Required task: Return all of the entries exactly, with nothing added or left out.

Records to use:
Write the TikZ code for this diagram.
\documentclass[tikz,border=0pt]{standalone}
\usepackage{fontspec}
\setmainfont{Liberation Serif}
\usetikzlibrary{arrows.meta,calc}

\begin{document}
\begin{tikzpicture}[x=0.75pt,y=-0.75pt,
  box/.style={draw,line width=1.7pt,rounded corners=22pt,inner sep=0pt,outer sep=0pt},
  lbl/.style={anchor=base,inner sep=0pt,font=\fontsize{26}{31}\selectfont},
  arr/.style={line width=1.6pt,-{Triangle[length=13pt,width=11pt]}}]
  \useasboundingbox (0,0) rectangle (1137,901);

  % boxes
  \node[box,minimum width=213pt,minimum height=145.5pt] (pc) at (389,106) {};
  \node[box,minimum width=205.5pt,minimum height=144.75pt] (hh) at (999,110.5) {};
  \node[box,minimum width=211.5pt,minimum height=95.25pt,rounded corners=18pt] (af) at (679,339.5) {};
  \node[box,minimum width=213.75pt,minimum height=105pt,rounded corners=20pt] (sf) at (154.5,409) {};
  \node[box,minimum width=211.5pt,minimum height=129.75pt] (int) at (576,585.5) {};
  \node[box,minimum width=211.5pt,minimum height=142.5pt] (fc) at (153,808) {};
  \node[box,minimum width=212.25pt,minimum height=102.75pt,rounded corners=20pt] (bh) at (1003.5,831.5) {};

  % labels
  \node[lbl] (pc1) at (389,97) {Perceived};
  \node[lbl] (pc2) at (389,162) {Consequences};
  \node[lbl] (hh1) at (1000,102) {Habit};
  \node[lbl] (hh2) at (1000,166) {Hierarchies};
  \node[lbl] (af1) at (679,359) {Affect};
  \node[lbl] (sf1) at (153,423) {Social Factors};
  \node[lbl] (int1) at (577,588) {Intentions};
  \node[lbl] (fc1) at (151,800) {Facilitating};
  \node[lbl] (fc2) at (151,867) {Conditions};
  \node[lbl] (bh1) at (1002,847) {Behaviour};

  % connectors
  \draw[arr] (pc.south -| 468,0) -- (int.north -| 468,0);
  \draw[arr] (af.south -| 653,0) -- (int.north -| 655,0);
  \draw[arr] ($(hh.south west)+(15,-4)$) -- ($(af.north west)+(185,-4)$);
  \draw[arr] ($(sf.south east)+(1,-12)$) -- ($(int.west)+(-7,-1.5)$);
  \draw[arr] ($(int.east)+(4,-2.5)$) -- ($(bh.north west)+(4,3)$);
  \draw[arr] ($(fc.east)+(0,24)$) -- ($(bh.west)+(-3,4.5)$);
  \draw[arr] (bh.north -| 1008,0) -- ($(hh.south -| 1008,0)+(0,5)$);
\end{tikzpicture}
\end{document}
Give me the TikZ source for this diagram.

Output for this exercise:
Write the TikZ code for this diagram.
\documentclass[tikz,border=0pt]{standalone}
\usepackage{fontspec}
\setmainfont{Liberation Serif}
\usetikzlibrary{arrows.meta,calc}

\begin{document}
\begin{tikzpicture}[x=0.75pt,y=-0.75pt,
  box/.style={draw,line width=1.7pt,rounded corners=22pt,inner sep=0pt,outer sep=0pt},
  lbl/.style={anchor=base,inner sep=0pt,font=\fontsize{26}{31}\selectfont},
  arr/.style={line width=1.6pt,-{Triangle[length=13pt,width=11pt]}}]
  \useasboundingbox (0,0) rectangle (1137,901);

  % boxes
  \node[box,minimum width=213pt,minimum height=145.5pt] (pc) at (389,106) {};
  \node[box,minimum width=205.5pt,minimum height=144.75pt] (hh) at (999,110.5) {};
  \node[box,minimum width=211.5pt,minimum height=95.25pt,rounded corners=18pt] (af) at (679,339.5) {};
  \node[box,minimum width=213.75pt,minimum height=105pt,rounded corners=20pt] (sf) at (154.5,409) {};
  \node[box,minimum width=211.5pt,minimum height=129.75pt] (int) at (576,585.5) {};
  \node[box,minimum width=211.5pt,minimum height=142.5pt] (fc) at (153,808) {};
  \node[box,minimum width=212.25pt,minimum height=102.75pt,rounded corners=20pt] (bh) at (1003.5,831.5) {};

  % labels
  \node[lbl] (pc1) at (389,97) {Perceived};
  \node[lbl] (pc2) at (389,162) {Consequences};
  \node[lbl] (hh1) at (1000,102) {Habit};
  \node[lbl] (hh2) at (1000,166) {Hierarchies};
  \node[lbl] (af1) at (679,359) {Affect};
  \node[lbl] (sf1) at (153,423) {Social Factors};
  \node[lbl] (int1) at (577,588) {Intentions};
  \node[lbl] (fc1) at (151,800) {Facilitating};
  \node[lbl] (fc2) at (151,867) {Conditions};
  \node[lbl] (bh1) at (1002,847) {Behaviour};

  % connectors
  \draw[arr] (pc.south -| 468,0) -- (int.north -| 468,0);
  \draw[arr] (af.south -| 653,0) -- (int.north -| 655,0);
  \draw[arr] ($(hh.south west)+(15,-4)$) -- ($(af.north west)+(185,-4)$);
  \draw[arr] ($(sf.south east)+(1,-12)$) -- ($(int.west)+(-7,-1.5)$);
  \draw[arr] ($(int.east)+(4,-2.5)$) -- ($(bh.north west)+(4,3)$);
  \draw[arr] ($(fc.east)+(0,24)$) -- ($(bh.west)+(-3,4.5)$);
  \draw[arr] (bh.north -| 1008,0) -- ($(hh.south -| 1008,0)+(0,5)$);
\end{tikzpicture}
\end{document}
Give me the TikZ source for this diagram.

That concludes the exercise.